▶ _What is required_
Scan the lines below; pull out those with "this".

(Charts and diagrams as code)
—————

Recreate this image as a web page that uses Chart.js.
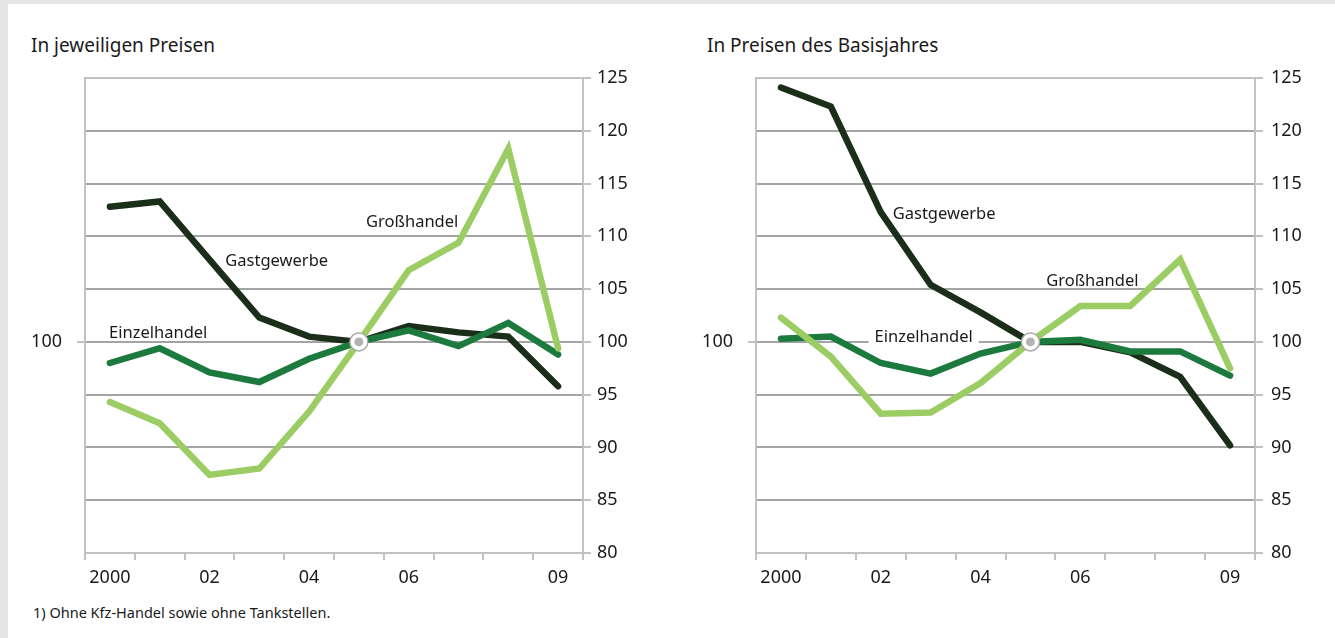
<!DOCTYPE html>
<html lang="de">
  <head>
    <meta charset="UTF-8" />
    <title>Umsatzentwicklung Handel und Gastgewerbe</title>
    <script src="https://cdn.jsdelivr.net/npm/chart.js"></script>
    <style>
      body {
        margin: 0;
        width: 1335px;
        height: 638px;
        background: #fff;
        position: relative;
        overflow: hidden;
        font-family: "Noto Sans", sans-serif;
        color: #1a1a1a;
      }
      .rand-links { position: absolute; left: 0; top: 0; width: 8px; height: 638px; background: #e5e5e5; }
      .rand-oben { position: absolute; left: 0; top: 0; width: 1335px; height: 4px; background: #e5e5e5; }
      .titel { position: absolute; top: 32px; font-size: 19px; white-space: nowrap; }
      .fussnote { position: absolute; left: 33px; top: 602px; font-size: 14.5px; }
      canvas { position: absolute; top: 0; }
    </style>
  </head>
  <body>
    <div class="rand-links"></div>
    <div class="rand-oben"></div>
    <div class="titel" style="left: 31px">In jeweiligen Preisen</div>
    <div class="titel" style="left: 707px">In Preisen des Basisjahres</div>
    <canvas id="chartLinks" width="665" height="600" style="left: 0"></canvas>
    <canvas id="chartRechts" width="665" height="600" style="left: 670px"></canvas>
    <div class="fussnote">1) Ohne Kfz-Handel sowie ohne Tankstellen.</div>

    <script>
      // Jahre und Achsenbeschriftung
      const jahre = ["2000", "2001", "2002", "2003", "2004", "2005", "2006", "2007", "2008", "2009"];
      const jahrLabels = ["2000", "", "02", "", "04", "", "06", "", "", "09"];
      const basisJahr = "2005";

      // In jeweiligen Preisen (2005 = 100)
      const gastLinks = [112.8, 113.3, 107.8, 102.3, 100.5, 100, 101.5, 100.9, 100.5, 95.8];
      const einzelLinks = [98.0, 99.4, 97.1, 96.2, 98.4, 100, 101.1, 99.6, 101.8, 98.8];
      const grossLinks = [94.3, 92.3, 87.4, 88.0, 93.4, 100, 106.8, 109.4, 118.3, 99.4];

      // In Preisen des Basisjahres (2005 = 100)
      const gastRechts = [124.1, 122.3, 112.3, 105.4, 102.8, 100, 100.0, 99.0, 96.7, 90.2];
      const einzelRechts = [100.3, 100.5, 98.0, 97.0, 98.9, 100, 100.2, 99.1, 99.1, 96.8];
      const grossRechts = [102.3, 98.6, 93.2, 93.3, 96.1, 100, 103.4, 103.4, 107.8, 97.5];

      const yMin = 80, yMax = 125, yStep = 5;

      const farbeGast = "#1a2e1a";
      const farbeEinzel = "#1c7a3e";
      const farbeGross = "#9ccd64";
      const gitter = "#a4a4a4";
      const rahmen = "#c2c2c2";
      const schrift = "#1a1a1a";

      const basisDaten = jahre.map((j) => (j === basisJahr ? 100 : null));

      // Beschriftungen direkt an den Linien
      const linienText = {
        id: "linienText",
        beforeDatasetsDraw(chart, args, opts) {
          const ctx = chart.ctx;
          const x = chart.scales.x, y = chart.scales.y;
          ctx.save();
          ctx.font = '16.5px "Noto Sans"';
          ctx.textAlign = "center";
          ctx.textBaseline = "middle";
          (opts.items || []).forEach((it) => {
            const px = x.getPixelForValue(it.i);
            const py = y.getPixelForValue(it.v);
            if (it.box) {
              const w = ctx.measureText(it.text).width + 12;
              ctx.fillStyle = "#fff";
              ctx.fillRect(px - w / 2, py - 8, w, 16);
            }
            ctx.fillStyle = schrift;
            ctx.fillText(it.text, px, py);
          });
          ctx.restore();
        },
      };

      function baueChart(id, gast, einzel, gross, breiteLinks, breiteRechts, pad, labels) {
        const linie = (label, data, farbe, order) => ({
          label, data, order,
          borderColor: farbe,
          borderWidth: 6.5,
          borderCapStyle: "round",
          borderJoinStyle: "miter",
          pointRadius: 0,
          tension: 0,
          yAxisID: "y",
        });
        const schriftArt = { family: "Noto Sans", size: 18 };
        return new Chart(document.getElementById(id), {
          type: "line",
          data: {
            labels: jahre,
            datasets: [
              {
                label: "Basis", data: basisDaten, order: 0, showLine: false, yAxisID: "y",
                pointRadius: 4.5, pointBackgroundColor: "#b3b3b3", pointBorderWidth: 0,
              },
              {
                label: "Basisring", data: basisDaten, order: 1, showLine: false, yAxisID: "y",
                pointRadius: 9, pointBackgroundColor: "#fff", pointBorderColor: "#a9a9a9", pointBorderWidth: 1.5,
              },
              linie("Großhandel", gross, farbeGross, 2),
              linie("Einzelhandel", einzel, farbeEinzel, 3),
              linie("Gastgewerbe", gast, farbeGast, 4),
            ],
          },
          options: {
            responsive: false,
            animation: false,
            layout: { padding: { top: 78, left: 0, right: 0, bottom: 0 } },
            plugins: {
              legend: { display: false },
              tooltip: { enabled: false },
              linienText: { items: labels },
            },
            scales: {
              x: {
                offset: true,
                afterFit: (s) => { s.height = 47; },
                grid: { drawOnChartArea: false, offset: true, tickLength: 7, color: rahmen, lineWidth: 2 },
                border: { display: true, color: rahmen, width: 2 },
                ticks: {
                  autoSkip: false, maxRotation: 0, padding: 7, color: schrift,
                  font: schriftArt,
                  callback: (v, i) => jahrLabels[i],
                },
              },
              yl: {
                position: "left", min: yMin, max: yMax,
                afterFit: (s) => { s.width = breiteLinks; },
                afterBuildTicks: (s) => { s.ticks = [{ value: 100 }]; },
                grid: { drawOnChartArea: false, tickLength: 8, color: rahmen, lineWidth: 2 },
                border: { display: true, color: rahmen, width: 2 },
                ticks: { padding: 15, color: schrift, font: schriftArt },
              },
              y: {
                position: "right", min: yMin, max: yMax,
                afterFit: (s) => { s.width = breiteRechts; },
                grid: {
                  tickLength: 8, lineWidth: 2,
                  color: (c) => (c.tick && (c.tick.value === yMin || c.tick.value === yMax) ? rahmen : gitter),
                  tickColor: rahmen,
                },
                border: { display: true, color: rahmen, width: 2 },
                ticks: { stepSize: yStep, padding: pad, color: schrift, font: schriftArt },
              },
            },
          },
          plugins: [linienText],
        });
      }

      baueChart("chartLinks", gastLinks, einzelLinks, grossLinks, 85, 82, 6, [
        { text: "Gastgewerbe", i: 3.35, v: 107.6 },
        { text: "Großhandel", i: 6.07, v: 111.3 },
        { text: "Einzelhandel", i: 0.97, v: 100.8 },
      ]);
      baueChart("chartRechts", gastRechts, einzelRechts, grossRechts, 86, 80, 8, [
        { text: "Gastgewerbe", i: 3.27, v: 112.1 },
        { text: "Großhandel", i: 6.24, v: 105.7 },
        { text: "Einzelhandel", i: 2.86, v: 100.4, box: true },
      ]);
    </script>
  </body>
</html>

—————

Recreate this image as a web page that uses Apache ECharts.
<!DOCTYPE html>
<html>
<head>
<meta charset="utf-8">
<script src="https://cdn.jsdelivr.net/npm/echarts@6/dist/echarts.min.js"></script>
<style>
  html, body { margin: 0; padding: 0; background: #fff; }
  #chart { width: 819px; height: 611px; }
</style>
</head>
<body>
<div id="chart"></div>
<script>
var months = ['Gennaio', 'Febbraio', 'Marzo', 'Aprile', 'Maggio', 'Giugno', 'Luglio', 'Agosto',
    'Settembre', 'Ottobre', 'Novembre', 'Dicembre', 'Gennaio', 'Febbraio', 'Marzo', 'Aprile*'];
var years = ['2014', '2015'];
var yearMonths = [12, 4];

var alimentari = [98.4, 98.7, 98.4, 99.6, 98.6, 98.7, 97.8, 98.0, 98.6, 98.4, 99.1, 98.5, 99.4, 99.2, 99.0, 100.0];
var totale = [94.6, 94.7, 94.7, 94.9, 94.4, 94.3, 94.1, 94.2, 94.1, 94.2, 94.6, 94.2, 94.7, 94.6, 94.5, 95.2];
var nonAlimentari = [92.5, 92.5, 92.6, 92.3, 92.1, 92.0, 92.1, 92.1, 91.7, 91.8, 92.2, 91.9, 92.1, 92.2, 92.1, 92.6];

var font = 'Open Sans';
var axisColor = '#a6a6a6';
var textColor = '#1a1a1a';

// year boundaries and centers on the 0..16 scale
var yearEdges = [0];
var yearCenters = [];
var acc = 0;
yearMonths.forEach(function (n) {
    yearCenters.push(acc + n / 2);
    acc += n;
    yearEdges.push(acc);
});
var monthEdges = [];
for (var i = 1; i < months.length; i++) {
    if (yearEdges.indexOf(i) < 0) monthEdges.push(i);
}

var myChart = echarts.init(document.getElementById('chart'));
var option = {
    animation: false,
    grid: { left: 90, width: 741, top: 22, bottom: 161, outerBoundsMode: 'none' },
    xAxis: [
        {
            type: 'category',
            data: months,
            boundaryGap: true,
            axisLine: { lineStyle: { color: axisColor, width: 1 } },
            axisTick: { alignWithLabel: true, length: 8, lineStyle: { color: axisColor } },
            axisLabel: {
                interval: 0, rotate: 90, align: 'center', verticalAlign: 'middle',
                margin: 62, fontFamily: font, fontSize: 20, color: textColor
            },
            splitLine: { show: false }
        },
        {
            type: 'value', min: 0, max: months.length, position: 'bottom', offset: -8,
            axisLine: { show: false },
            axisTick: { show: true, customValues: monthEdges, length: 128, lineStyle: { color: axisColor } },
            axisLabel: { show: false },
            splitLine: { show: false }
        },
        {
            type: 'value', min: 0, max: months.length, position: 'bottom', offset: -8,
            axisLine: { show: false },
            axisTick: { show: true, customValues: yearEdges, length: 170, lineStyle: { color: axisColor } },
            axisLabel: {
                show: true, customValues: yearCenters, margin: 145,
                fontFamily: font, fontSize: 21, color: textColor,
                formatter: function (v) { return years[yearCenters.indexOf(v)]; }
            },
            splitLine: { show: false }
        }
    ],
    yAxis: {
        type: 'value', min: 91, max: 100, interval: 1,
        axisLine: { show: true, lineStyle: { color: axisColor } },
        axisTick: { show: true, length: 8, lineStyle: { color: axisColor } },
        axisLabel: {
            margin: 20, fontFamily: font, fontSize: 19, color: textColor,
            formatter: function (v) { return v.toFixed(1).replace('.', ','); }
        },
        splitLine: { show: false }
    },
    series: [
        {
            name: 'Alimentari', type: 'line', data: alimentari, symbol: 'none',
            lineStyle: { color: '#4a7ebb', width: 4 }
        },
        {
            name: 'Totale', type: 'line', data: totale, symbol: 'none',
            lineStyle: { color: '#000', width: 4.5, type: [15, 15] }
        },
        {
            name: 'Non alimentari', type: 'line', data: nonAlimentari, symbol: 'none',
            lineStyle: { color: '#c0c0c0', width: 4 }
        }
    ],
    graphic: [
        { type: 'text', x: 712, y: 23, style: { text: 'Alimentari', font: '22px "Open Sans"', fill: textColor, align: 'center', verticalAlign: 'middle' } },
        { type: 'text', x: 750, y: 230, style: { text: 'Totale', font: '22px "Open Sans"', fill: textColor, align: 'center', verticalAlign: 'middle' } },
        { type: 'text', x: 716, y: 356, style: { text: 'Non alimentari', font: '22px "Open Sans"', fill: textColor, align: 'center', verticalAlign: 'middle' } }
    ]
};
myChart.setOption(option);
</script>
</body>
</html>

—————

▶ _Full response_
Recreate this image as a web page that uses Chart.js.
Recreate this image as a web page that uses Apache ECharts.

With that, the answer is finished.